[BEGIN]
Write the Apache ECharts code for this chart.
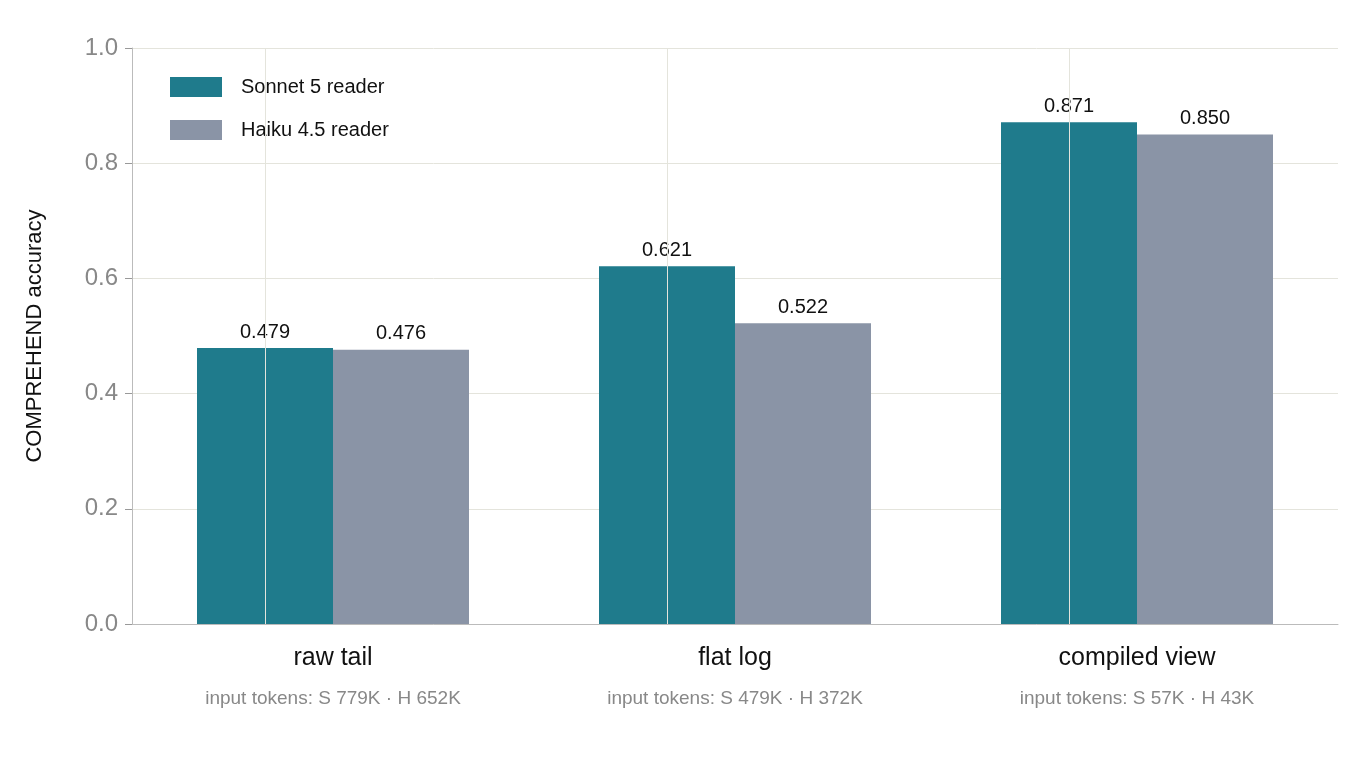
<!DOCTYPE html><html><head><meta charset="utf-8"><script src="https://cdn.jsdelivr.net/npm/echarts@6/dist/echarts.min.js"></script></head><body style="margin:0;background:#fff"><div id="c" style="width:1360px;height:780px"></div><script>
const categories=['raw tail','flat log','compiled view'];
const subLabels=['input tokens: S 779K · H 652K','input tokens: S 479K · H 372K','input tokens: S 57K · H 43K'];
const sonnet=[0.479,0.621,0.871];
const haiku=[0.476,0.522,0.850];
const yTicks=[0,0.2,0.4,0.6,0.8,1.0];
const ch=echarts.init(document.getElementById('c'));
const ff='Liberation Sans, Arial, sans-serif';
const lbl={show:true,position:'top',distance:6,fontSize:20,color:'#111',fontFamily:ff,formatter:p=>p.value.toFixed(3)};
ch.setOption({
 textStyle:{fontFamily:ff},
 legend:{left:165,top:72,orient:'vertical',itemWidth:52,itemHeight:20,itemGap:23,icon:'rect',textStyle:{fontSize:20,color:'#111',padding:[0,0,0,14]},data:['Sonnet 5 reader','Haiku 4.5 reader']},
 grid:{left:132,right:22,top:48,bottom:156},
 xAxis:{type:'category',data:categories,axisLine:{show:true,lineStyle:{color:'#bbb'}},axisTick:{alignWithLabel:true,length:8,lineStyle:{color:'#999'}},
  splitLine:{show:false},
  axisLabel:{margin:14,formatter:(v,i)=>'{a|'+v+'}\n{b|'+subLabels[i]+'}',rich:{a:{fontSize:25,color:'#111',lineHeight:40,fontFamily:ff},b:{fontSize:19,color:'#888',lineHeight:42,fontFamily:ff}}}},
 yAxis:{type:'value',min:0,max:1,interval:0.2,name:'COMPREHEND accuracy',nameLocation:'middle',nameGap:86,nameTextStyle:{fontSize:22,color:'#111'},
  axisLine:{show:true,lineStyle:{color:'#bbb'}},axisTick:{show:true,length:7,lineStyle:{color:'#999'}},
  axisLabel:{fontSize:24,color:'#888',margin:14,formatter:v=>v.toFixed(1)},splitLine:{lineStyle:{color:'#e4e4dc'}}},
 series:[
  {name:'Sonnet 5 reader',type:'bar',data:sonnet,barWidth:136,barGap:'0%',itemStyle:{color:'#1f7b8c'},label:lbl,
   markLine:{silent:true,symbol:'none',label:{show:false},lineStyle:{color:'#e4e4dc',type:'solid',width:1},data:categories.map(c=>({xAxis:c}))}},
  {name:'Haiku 4.5 reader',type:'bar',data:haiku,barWidth:136,itemStyle:{color:'#8a94a6'},label:lbl}
 ]
});
</script></body></html>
[END]
[Challenge]: Leave out the pictures and give the listing above again exactly.

[Expected answer]:
Write the Apache ECharts code for this chart.
<!DOCTYPE html><html><head><meta charset="utf-8"><script src="https://cdn.jsdelivr.net/npm/echarts@6/dist/echarts.min.js"></script></head><body style="margin:0;background:#fff"><div id="c" style="width:1360px;height:780px"></div><script>
const categories=['raw tail','flat log','compiled view'];
const subLabels=['input tokens: S 779K · H 652K','input tokens: S 479K · H 372K','input tokens: S 57K · H 43K'];
const sonnet=[0.479,0.621,0.871];
const haiku=[0.476,0.522,0.850];
const yTicks=[0,0.2,0.4,0.6,0.8,1.0];
const ch=echarts.init(document.getElementById('c'));
const ff='Liberation Sans, Arial, sans-serif';
const lbl={show:true,position:'top',distance:6,fontSize:20,color:'#111',fontFamily:ff,formatter:p=>p.value.toFixed(3)};
ch.setOption({
 textStyle:{fontFamily:ff},
 legend:{left:165,top:72,orient:'vertical',itemWidth:52,itemHeight:20,itemGap:23,icon:'rect',textStyle:{fontSize:20,color:'#111',padding:[0,0,0,14]},data:['Sonnet 5 reader','Haiku 4.5 reader']},
 grid:{left:132,right:22,top:48,bottom:156},
 xAxis:{type:'category',data:categories,axisLine:{show:true,lineStyle:{color:'#bbb'}},axisTick:{alignWithLabel:true,length:8,lineStyle:{color:'#999'}},
  splitLine:{show:false},
  axisLabel:{margin:14,formatter:(v,i)=>'{a|'+v+'}\n{b|'+subLabels[i]+'}',rich:{a:{fontSize:25,color:'#111',lineHeight:40,fontFamily:ff},b:{fontSize:19,color:'#888',lineHeight:42,fontFamily:ff}}}},
 yAxis:{type:'value',min:0,max:1,interval:0.2,name:'COMPREHEND accuracy',nameLocation:'middle',nameGap:86,nameTextStyle:{fontSize:22,color:'#111'},
  axisLine:{show:true,lineStyle:{color:'#bbb'}},axisTick:{show:true,length:7,lineStyle:{color:'#999'}},
  axisLabel:{fontSize:24,color:'#888',margin:14,formatter:v=>v.toFixed(1)},splitLine:{lineStyle:{color:'#e4e4dc'}}},
 series:[
  {name:'Sonnet 5 reader',type:'bar',data:sonnet,barWidth:136,barGap:'0%',itemStyle:{color:'#1f7b8c'},label:lbl,
   markLine:{silent:true,symbol:'none',label:{show:false},lineStyle:{color:'#e4e4dc',type:'solid',width:1},data:categories.map(c=>({xAxis:c}))}},
  {name:'Haiku 4.5 reader',type:'bar',data:haiku,barWidth:136,itemStyle:{color:'#8a94a6'},label:lbl}
 ]
});
</script></body></html>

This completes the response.